The material below holds pictures; leave them out and reproduce exactly the lines from the one with "Recreate this image" through the one with "fig = plt.figure(figsize=(W", inclusive.

----------

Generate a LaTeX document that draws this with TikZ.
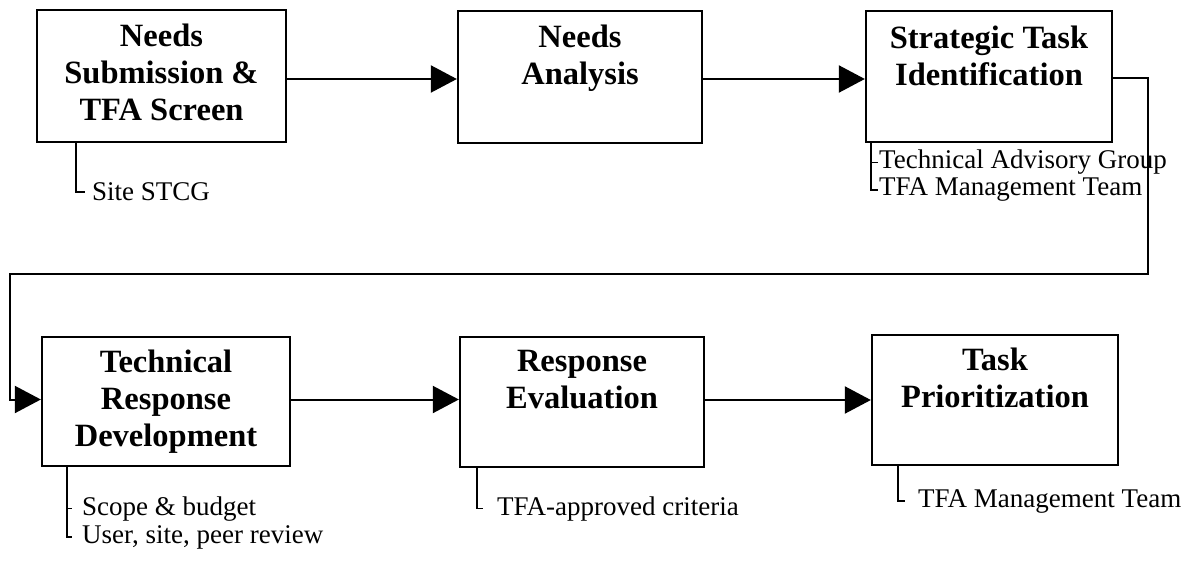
\documentclass[tikz,border=0pt]{standalone}
\usepackage{fontspec}
\setmainfont{Liberation Serif}
\usetikzlibrary{arrows.meta,calc}
\begin{document}
\begin{tikzpicture}[x=1pt,y=-1pt,
  box/.style={draw,line width=2.3pt,rectangle,inner sep=0pt},
  title/.style={anchor=north,align=center,inner sep=0pt,font=\fontsize{32.5}{37}\selectfont\bfseries},
  note/.style={anchor=base west,inner sep=0pt,align=left,font=\fontsize{27}{30}\selectfont},
  flow/.style={line width=2pt,-{Triangle[length=26pt,width=27pt]}},
  ann/.style={line width=1.5pt}]
\useasboundingbox (0,0) rectangle (1190,561);

% boxes
\node[box,minimum width=249pt,minimum height=132pt] (b1) at (161.5,76) {};
\node[box,minimum width=244pt,minimum height=132pt] (b2) at (580,77) {};
\node[box,minimum width=246pt,minimum height=131pt] (b3) at (989,76.5) {};
\node[box,minimum width=248pt,minimum height=129pt] (b4) at (166,401.5) {};
\node[box,minimum width=244pt,minimum height=130pt] (b5) at (582,402) {};
\node[box,minimum width=246pt,minimum height=130pt] (b6) at (995,400) {};

% titles
\node[title] (t1) at ([yshift=-15pt]b1.north) {Needs\\Submission \&\\TFA Screen};
\node[title] (t2) at ([yshift=-15pt]b2.north) {Needs\\Analysis};
\node[title] (t3) at ([yshift=-16pt]b3.north) {Strategic Task\\Identification};
\node[title] (t4) at ([yshift=-14pt]b4.north) {Technical\\Response\\Development};
\node[title] (t5) at ([yshift=-14pt]b5.north) {Response\\Evaluation};
\node[title] (t6) at ([yshift=-14pt]b6.north) {Task\\Prioritization};

% flow connectors
\draw[flow] ([yshift=-3pt]b1.east) -- ([yshift=-3pt]b1.east -| b2.west);
\draw[flow] ([yshift=-2pt]b2.east) -- ([yshift=-2pt]b2.east -| b3.west);
\coordinate (r1) at (1148,274);
\coordinate (l1) at (10,274);
\draw[flow] ([yshift=-1.5pt]b3.east) -| (r1) -- (l1) |- ([yshift=2pt]b4.west);
\draw[flow] ([yshift=2pt]b4.east) -- ([yshift=2pt]b4.east -| b5.west);
\draw[flow] ([yshift=2pt]b5.east) -- ([yshift=2pt]b5.east -| b6.west);

% annotations
\node[note] (n1) at (92,201) {Site STCG};
\draw[ann] ([xshift=40pt]b1.south west) |- ([xshift=-7pt]n1.west);

\node[note] (n3a) at (879,169) {Technical Advisory Group};
\node[note] (n3b) at (879,196) {TFA Management Team};
\draw[ann] ([xshift=6pt]b3.south west) |- ([xshift=-1pt]n3a.west);
\draw[ann] ([xshift=6pt]b3.south west) |- ([xshift=-1pt]n3b.west);

\node[note] (n4a) at (82,515) {Scope \& budget};
\node[note] (n4b) at (82,543) {User, site, peer review};
\draw[ann] ([xshift=26pt]b4.south west) |- ([xshift=-10pt]n4a.west);
\draw[ann] ([xshift=26pt]b4.south west) |- ([xshift=-10pt]n4b.west);

\node[note] (n5) at (497,515) {TFA-approved criteria};
\draw[ann] ([xshift=18pt]b5.south west) |- ([xshift=-14pt]n5.west);

\node[note] (n6) at (918,507) {TFA Management Team};
\draw[ann] ([xshift=27pt]b6.south west) |- ([xshift=-13pt]n6.west);
\end{tikzpicture}
\end{document}
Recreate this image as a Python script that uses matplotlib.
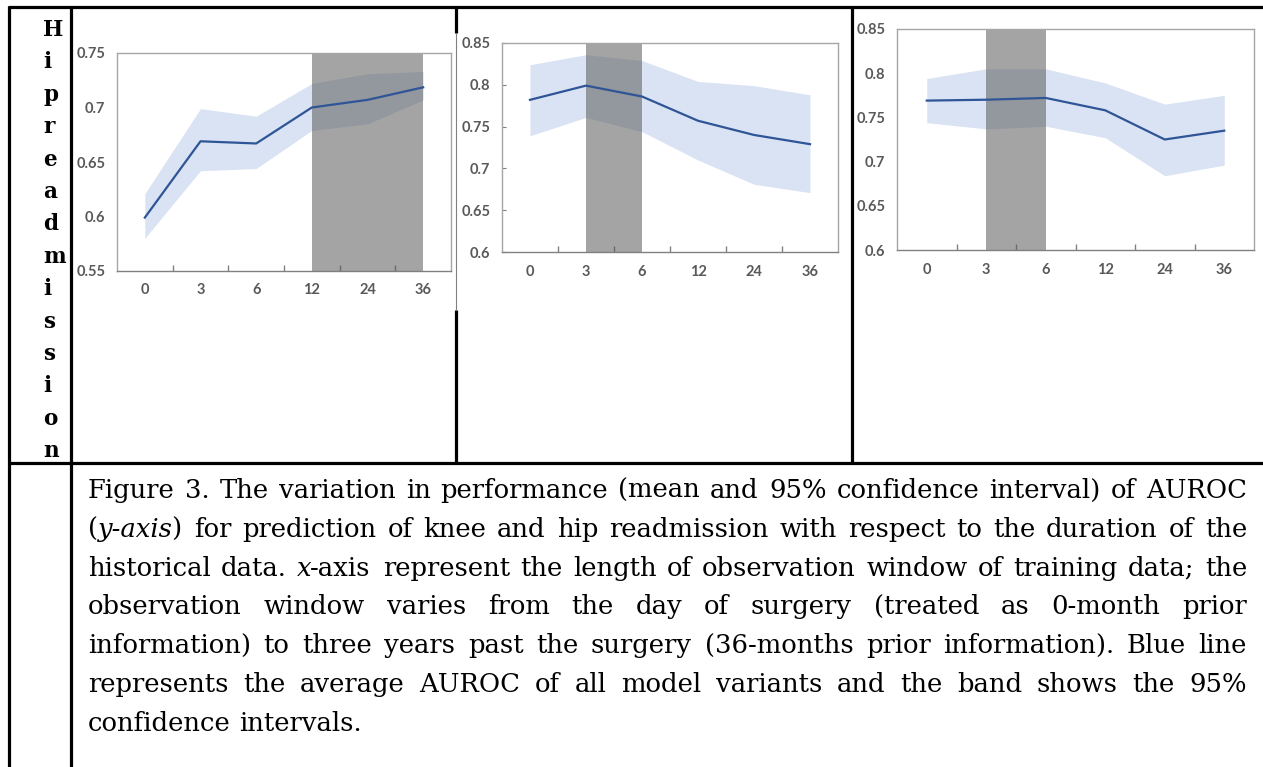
import numpy as np
import matplotlib.pyplot as plt
from matplotlib.lines import Line2D

W, H = 1263, 767

months = ['0', '3', '6', '12', '24', '36']

# panel 1 (left)
p1_mean = [0.599, 0.669, 0.667, 0.700, 0.707, 0.7185]
p1_upper = [0.621, 0.699, 0.692, 0.722, 0.731, 0.733]
p1_lower = [0.580, 0.642, 0.644, 0.679, 0.685, 0.707]
p1_shade = ('12', '36')
p1_yticks = [0.55, 0.6, 0.65, 0.7, 0.75]

# panel 2 (middle)
p2_mean = [0.782, 0.799, 0.786, 0.757, 0.740, 0.729]
p2_upper = [0.824, 0.836, 0.829, 0.804, 0.799, 0.788]
p2_lower = [0.739, 0.761, 0.744, 0.710, 0.681, 0.671]
p2_shade = ('3', '6')

# panel 3 (right)
p3_mean = [0.769, 0.770, 0.772, 0.758, 0.725, 0.735]
p3_upper = [0.794, 0.805, 0.805, 0.789, 0.765, 0.775]
p3_lower = [0.744, 0.737, 0.740, 0.727, 0.684, 0.696]
p3_shade = ('3', '6')
p23_yticks = [0.6, 0.65, 0.7, 0.75, 0.8, 0.85]

row_label = 'Hipreadmission'

# _..._ marks italic
caption_lines = [
    'Figure 3. The variation in performance (mean and 95% confidence interval) of AUROC',
    '(_y-axis_) for prediction of knee and hip readmission with respect to the duration of the',
    'historical data. _x_-axis represent the length of observation window of training data; the',
    'observation window varies from the day of surgery (treated as 0-month prior',
    'information) to three years past the surgery (36-months prior information). Blue line',
    'represents the average AUROC of all model variants and the band shows the 95%',
    'confidence intervals.',
]

BAND = '#dae3f3'
LINE = '#2f5597'
TICK_COLOR = '#595959'


def fx(px):
    return px / W


def fy(py):
    return 1 - py / H


fig = plt.figure(figsize=(W / 100, H / 100), dpi=100)


def draw_panel(box, mean, lower, upper, shade, yticks, ytick_marks=False):
    x0, y0, x1, y1 = box
    ax = fig.add_axes([fx(x0), fy(y1), fx(x1) - fx(x0), fy(y0) - fy(y1)])
    x = np.arange(len(months))
    ax.fill_between(x, lower, upper, color=BAND, lw=0, zorder=1)
    i0, i1 = months.index(shade[0]), months.index(shade[1])
    ax.axvspan(x[i0], x[i1], color='#595959', alpha=0.55, lw=0, zorder=2)
    ax.plot(x, mean, color=LINE, lw=1.6, zorder=3)
    ax.set_xlim(-0.5, len(months) - 0.5)
    ax.set_ylim(yticks[0], yticks[-1])
    ax.set_xticks(x, months)
    ax.set_xticks(x[:-1] + 0.5, minor=True)
    ax.set_yticks(yticks, [f'{v:g}' for v in yticks])
    ax.tick_params(axis='x', which='major', length=0, pad=9)
    ax.tick_params(axis='x', which='minor', direction='in', length=4,
                   width=1, color='#808080')
    ax.tick_params(axis='y', direction='in', length=3 if ytick_marks else 0,
                   color='#808080', pad=8.5)
    for lbl in ax.get_xticklabels() + ax.get_yticklabels():
        lbl.set_family('Lato')
        lbl.set_fontweight('bold')
        lbl.set_fontsize(10.5)
        lbl.set_color(TICK_COLOR)
    for s in ax.spines.values():
        s.set_color('#a6a6a6')
        s.set_linewidth(1)
    ax.spines['bottom'].set_color('#808080')
    return ax


draw_panel((117, 53, 451, 271), p1_mean, p1_lower, p1_upper, p1_shade, p1_yticks)
draw_panel((502, 43, 838, 252), p2_mean, p2_lower, p2_upper, p2_shade, p23_yticks,
           ytick_marks=True)
draw_panel((897, 29, 1254, 250), p3_mean, p3_lower, p3_upper, p3_shade, p23_yticks)


# table rules
def rule(xa, ya, xb, yb, lw=2.3, color='black'):
    fig.add_artist(Line2D([fx(xa), fx(xb)], [fy(ya), fy(yb)], lw=lw,
                          color=color, solid_capstyle='butt'))


rule(8, 7, W, 7)
rule(9, 6, 9, H)
rule(71, 6, 71, H)
rule(8, 463, W, 463)
rule(852, 6, 852, 464)
rule(455.5, 6, 455.5, 33)
rule(455.5, 310, 455.5, 464)
rule(455.5, 33, 455.5, 310, lw=0.8, color='#808080')

# vertical row label, one letter per line
for i, ch in enumerate(row_label):
    fig.text(fx(43), fy(36 + i * 32.4), ch, ha='left', va='baseline',
             family='DejaVu Serif', fontweight='bold', fontsize=15.5)

# caption, justified like the source document
renderer = fig.canvas.get_renderer()
CAP_FONT = 'DejaVu Serif'


def split_word(word):
    parts = word.split('_')
    return [(p, i % 2 == 1) for i, p in enumerate(parts) if p]


def seg_width(text, italic, size):
    t = fig.text(0, 0, text, family=CAP_FONT, fontsize=size,
                 style='italic' if italic else 'normal')
    w = t.get_window_extent(renderer).width
    t.remove()
    return w


def word_width(word, size):
    return sum(seg_width(s, it, size) for s, it in split_word(word))


cap_left, cap_right = 88, 1247
cap_width = cap_right - cap_left
base = 10
space_w = seg_width('a a', False, base) - 2 * seg_width('a', False, base)
natural = []
for line in caption_lines[:-1]:
    words = line.split(' ')
    natural.append(sum(word_width(w, base) for w in words)
                   + space_w * (len(words) - 1))
cap_size = base * cap_width * 0.985 / max(natural)

for li, line in enumerate(caption_lines):
    words = line.split(' ')
    widths = [word_width(w, cap_size) for w in words]
    if li < len(caption_lines) - 1:
        gap = (cap_width - sum(widths)) / (len(words) - 1)
    else:
        gap = space_w * cap_size / base
    y = 498 + li * 38.8
    xpos = cap_left
    for w, ww in zip(words, widths):
        xs = xpos
        for seg, italic in split_word(w):
            fig.text(fx(xs), fy(y), seg, ha='left', va='baseline',
                     family=CAP_FONT, fontsize=cap_size,
                     style='italic' if italic else 'normal')
            xs += seg_width(seg, italic, cap_size) - (2 if italic else 0)
        xpos += ww + gap

fig.savefig('out.png', dpi=100)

----------

_TASK SOLUTION_
Recreate this image as a Python script that uses matplotlib.
import numpy as np
import matplotlib.pyplot as plt
from matplotlib.lines import Line2D

W, H = 1263, 767

months = ['0', '3', '6', '12', '24', '36']

# panel 1 (left)
p1_mean = [0.599, 0.669, 0.667, 0.700, 0.707, 0.7185]
p1_upper = [0.621, 0.699, 0.692, 0.722, 0.731, 0.733]
p1_lower = [0.580, 0.642, 0.644, 0.679, 0.685, 0.707]
p1_shade = ('12', '36')
p1_yticks = [0.55, 0.6, 0.65, 0.7, 0.75]

# panel 2 (middle)
p2_mean = [0.782, 0.799, 0.786, 0.757, 0.740, 0.729]
p2_upper = [0.824, 0.836, 0.829, 0.804, 0.799, 0.788]
p2_lower = [0.739, 0.761, 0.744, 0.710, 0.681, 0.671]
p2_shade = ('3', '6')

# panel 3 (right)
p3_mean = [0.769, 0.770, 0.772, 0.758, 0.725, 0.735]
p3_upper = [0.794, 0.805, 0.805, 0.789, 0.765, 0.775]
p3_lower = [0.744, 0.737, 0.740, 0.727, 0.684, 0.696]
p3_shade = ('3', '6')
p23_yticks = [0.6, 0.65, 0.7, 0.75, 0.8, 0.85]

row_label = 'Hipreadmission'

# _..._ marks italic
caption_lines = [
    'Figure 3. The variation in performance (mean and 95% confidence interval) of AUROC',
    '(_y-axis_) for prediction of knee and hip readmission with respect to the duration of the',
    'historical data. _x_-axis represent the length of observation window of training data; the',
    'observation window varies from the day of surgery (treated as 0-month prior',
    'information) to three years past the surgery (36-months prior information). Blue line',
    'represents the average AUROC of all model variants and the band shows the 95%',
    'confidence intervals.',
]

BAND = '#dae3f3'
LINE = '#2f5597'
TICK_COLOR = '#595959'


def fx(px):
    return px / W


def fy(py):
    return 1 - py / H


fig = plt.figure(figsize=(W / 100, H / 100), dpi=100)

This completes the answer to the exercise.